A third difference of note between the two studies is the measure each study used to assess what role the enrichment-associated neurogenesis had in learning and memory. Meshi et al. tested their mice in two behavioral tasks: the standard Morris water maze and a novelty-suppressed feeding test. Bruel-Jungerman et al. assessed animals using a novel-object recognition task. The three tasks vary greatly in nature, and likely tap different neural networks outside of the hippocampus. Comparing the results between studies, therefore, becomes almost impossible; instead, each must be assessed on its own terms. However, it should be noted that Bruel-Jungerman et al. observed the greatest differences between MAM-treated and saline-injected enriched animals at the longest retention intervals (48 hours). The Morris water maze has no such long-term memory requirement: mice are trained and tested over 9 consecutive days during which the task is rehearsed 3 times per day. It is possible that the addition of a final probe trial 24-48 hours after the last training session would reveal neurogenesis-dependent memory that was not needed to perform the task during the training period.
Enrichment is a variable protocol, and each study uses slightly different parameters to produce their enriched housing. In particular, Meshi et al. included exercise wheels, while Bruel-Jungerman et al. did not. Access to exercise may increase the extent of angiogenesis resulting from enrichment, and running alone was shown to be sufficient to reproduce the effects of full-scale enrichment on neuronal survival in the hippocampus (van Praag et al., 1999). The duration of enriched housing before behavioral testing also differed between the Meshi and Bruel-Jungerman studies. The longer enrichment period provided by Meshi et al. may have allowed for other functional and/or morphological changes associated with enrichment (synaptogenesis, increased LTP, greater dendritic branching, etc. (for review, see van Praag et al., 2000), to compensate for the loss of newborn neurons.
In summary, the studies by Meshi et al. and Bruel-Jungerman et al. show that even the most seemingly straightforward experiments are often more complicated than we realize. Biology is usually not simple, and sometimes it’s the messy conflicting data that will in time provide the most useful insight.
Activity level and respiration do co-vary when rodents play in an enriched environment.
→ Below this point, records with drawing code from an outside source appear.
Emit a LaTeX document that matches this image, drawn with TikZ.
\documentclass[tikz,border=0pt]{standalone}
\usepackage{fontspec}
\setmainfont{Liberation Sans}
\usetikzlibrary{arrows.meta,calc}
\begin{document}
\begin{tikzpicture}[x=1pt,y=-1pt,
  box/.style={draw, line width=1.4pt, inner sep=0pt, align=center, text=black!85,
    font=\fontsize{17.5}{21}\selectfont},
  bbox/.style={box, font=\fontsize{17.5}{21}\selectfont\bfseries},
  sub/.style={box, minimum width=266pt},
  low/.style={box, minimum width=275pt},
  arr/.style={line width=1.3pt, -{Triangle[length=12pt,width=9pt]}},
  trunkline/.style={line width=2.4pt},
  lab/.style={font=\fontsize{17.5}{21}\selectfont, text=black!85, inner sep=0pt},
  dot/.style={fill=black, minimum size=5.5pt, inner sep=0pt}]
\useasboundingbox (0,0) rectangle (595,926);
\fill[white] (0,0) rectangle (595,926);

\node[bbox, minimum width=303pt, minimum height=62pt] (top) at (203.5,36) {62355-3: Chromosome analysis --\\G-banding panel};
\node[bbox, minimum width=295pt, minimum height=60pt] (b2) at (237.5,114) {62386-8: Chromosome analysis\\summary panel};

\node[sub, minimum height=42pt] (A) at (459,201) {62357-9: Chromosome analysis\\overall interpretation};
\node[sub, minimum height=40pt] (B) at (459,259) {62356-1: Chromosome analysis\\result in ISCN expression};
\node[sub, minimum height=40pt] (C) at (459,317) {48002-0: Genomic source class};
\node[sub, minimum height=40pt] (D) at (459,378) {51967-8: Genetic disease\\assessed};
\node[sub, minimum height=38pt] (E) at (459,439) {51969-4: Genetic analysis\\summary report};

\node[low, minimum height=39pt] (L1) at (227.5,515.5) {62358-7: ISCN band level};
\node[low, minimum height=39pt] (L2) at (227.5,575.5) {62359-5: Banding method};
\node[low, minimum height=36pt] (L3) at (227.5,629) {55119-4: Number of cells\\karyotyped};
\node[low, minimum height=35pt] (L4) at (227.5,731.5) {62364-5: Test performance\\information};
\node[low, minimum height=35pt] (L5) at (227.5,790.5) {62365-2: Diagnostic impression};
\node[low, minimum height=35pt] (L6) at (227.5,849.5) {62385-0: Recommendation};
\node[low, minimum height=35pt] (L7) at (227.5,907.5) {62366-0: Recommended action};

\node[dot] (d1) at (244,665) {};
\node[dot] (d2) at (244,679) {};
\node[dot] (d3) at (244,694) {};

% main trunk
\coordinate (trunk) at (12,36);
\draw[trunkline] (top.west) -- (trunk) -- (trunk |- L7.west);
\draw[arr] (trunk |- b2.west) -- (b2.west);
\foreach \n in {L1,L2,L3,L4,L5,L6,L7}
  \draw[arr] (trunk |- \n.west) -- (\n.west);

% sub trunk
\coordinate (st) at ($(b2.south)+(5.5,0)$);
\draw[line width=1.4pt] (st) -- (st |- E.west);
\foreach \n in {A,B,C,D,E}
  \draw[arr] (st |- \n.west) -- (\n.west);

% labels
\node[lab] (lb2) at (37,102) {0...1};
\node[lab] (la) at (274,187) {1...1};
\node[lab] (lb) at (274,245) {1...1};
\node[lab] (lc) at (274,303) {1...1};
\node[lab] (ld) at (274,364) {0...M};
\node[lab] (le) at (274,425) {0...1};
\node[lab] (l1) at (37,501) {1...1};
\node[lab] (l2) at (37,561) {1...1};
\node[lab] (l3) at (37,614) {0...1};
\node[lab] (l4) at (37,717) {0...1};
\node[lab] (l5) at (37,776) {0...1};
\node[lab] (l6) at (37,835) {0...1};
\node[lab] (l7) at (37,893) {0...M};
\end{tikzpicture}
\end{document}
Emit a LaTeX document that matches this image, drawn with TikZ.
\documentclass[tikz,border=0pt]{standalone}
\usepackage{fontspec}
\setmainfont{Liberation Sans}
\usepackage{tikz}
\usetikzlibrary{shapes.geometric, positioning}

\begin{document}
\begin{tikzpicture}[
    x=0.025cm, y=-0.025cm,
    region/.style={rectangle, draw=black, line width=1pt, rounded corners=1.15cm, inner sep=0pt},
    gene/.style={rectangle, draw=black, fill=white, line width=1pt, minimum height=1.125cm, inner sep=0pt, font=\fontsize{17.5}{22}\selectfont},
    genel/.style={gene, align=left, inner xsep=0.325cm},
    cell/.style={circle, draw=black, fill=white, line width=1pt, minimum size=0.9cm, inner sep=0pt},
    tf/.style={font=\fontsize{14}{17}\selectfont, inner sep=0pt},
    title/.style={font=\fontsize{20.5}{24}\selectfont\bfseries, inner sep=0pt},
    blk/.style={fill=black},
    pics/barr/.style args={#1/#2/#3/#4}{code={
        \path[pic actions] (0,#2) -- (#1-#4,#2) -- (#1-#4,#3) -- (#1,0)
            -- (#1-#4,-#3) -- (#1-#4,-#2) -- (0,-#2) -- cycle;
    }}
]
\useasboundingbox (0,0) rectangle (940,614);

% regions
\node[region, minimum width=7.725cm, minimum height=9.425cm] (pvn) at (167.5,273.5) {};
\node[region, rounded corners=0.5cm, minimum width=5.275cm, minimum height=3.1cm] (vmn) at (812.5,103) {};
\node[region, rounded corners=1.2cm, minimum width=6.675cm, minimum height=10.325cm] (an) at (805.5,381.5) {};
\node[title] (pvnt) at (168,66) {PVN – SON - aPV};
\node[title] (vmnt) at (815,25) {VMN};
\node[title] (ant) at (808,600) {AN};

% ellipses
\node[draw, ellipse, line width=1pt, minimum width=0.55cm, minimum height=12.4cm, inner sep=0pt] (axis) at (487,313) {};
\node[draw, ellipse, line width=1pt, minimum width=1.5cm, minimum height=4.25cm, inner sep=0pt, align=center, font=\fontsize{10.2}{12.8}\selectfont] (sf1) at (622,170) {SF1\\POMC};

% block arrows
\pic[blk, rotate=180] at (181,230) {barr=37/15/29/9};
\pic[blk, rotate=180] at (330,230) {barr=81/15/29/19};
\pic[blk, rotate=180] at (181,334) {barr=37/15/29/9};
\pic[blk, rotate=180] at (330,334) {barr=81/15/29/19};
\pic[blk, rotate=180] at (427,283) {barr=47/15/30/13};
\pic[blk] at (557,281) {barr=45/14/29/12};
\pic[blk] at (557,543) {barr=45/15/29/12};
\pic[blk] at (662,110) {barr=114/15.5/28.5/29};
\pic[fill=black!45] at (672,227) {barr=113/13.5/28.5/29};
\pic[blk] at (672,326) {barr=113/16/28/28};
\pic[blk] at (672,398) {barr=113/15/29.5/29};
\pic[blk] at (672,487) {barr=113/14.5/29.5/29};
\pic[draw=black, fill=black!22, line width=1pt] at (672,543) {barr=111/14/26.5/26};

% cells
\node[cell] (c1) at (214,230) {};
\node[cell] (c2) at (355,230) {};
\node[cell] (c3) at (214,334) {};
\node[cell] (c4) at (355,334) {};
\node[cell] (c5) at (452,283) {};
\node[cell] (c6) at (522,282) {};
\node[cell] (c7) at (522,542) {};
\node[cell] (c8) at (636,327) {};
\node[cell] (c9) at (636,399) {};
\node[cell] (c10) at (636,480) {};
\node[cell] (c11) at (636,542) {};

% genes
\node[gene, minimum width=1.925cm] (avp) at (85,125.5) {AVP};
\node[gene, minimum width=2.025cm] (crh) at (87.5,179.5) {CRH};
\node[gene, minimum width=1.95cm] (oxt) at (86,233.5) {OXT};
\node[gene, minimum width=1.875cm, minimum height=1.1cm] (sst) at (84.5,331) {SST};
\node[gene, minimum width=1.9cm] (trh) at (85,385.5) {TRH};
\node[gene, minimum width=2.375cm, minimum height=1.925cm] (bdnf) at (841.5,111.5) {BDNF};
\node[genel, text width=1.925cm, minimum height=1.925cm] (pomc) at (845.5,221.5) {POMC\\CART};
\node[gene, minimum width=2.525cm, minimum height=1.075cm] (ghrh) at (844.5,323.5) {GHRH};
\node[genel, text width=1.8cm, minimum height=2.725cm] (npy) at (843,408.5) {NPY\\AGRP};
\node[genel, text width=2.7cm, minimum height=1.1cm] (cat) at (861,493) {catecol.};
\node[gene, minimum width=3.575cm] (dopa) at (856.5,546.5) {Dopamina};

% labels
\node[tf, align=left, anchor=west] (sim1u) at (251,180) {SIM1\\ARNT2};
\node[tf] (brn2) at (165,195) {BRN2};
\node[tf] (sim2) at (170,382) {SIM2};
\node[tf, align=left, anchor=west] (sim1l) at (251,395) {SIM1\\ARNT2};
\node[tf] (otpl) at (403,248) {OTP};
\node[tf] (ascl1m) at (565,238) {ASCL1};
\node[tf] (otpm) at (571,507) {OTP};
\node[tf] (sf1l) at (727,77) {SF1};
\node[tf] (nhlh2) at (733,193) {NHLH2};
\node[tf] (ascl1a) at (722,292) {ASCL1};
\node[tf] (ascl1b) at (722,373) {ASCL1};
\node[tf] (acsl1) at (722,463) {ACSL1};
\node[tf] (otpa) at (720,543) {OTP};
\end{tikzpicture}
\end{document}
And Kheirandish et al. (2005) showed that hypoxia adversely affected working memory specially in male rats, and the dendritic branching and dopamine transport in the frontal cortex—not the hippocampus—of those male rats.
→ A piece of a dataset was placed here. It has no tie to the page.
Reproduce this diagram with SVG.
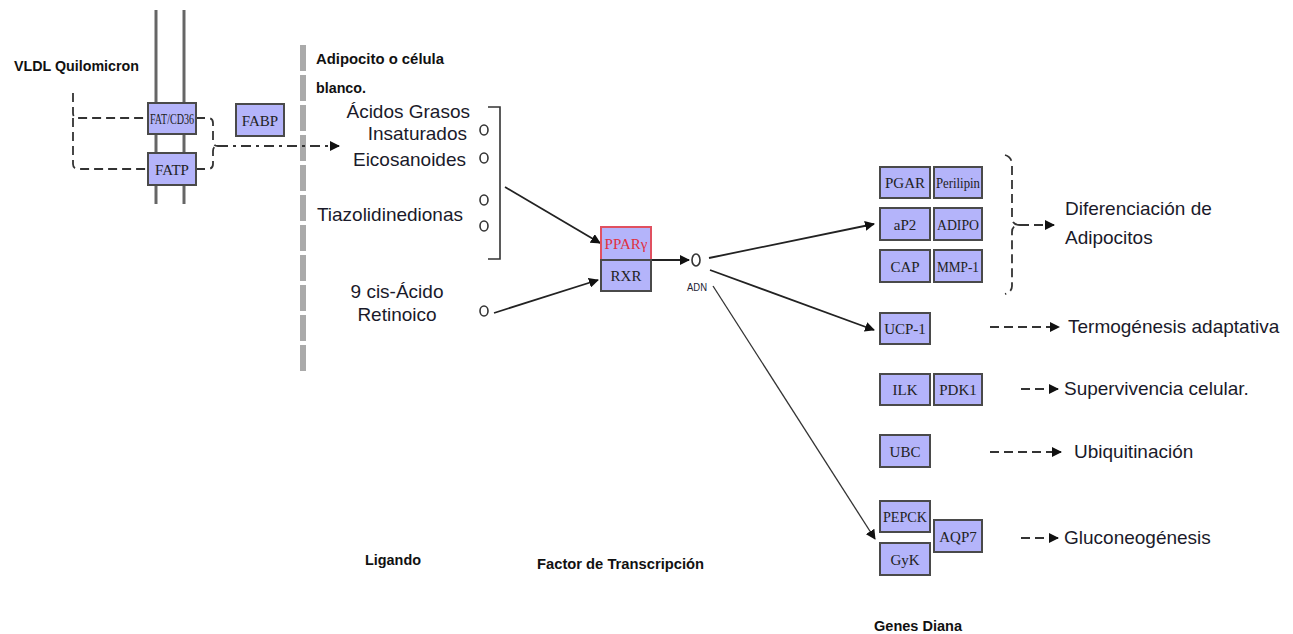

The implications of the above finding for Alzheimer's and depression can be extrapolated from this study. Thomas et al. (2006) found a decrease in serotonin transporter (a dopamine precursor) binding in the prefrontal cortex in Alzheimer disease subjects compared to both control and, ironically, depressed elderly, postmortem. They found no difference, however, in serotonin transporter binding between the depressed and the control subjects. That also held true when comparing Alzheimer disease subjects with and without depression. Serotonin transporter binding reduction does not increase in Alzheimer patients who also have major depression.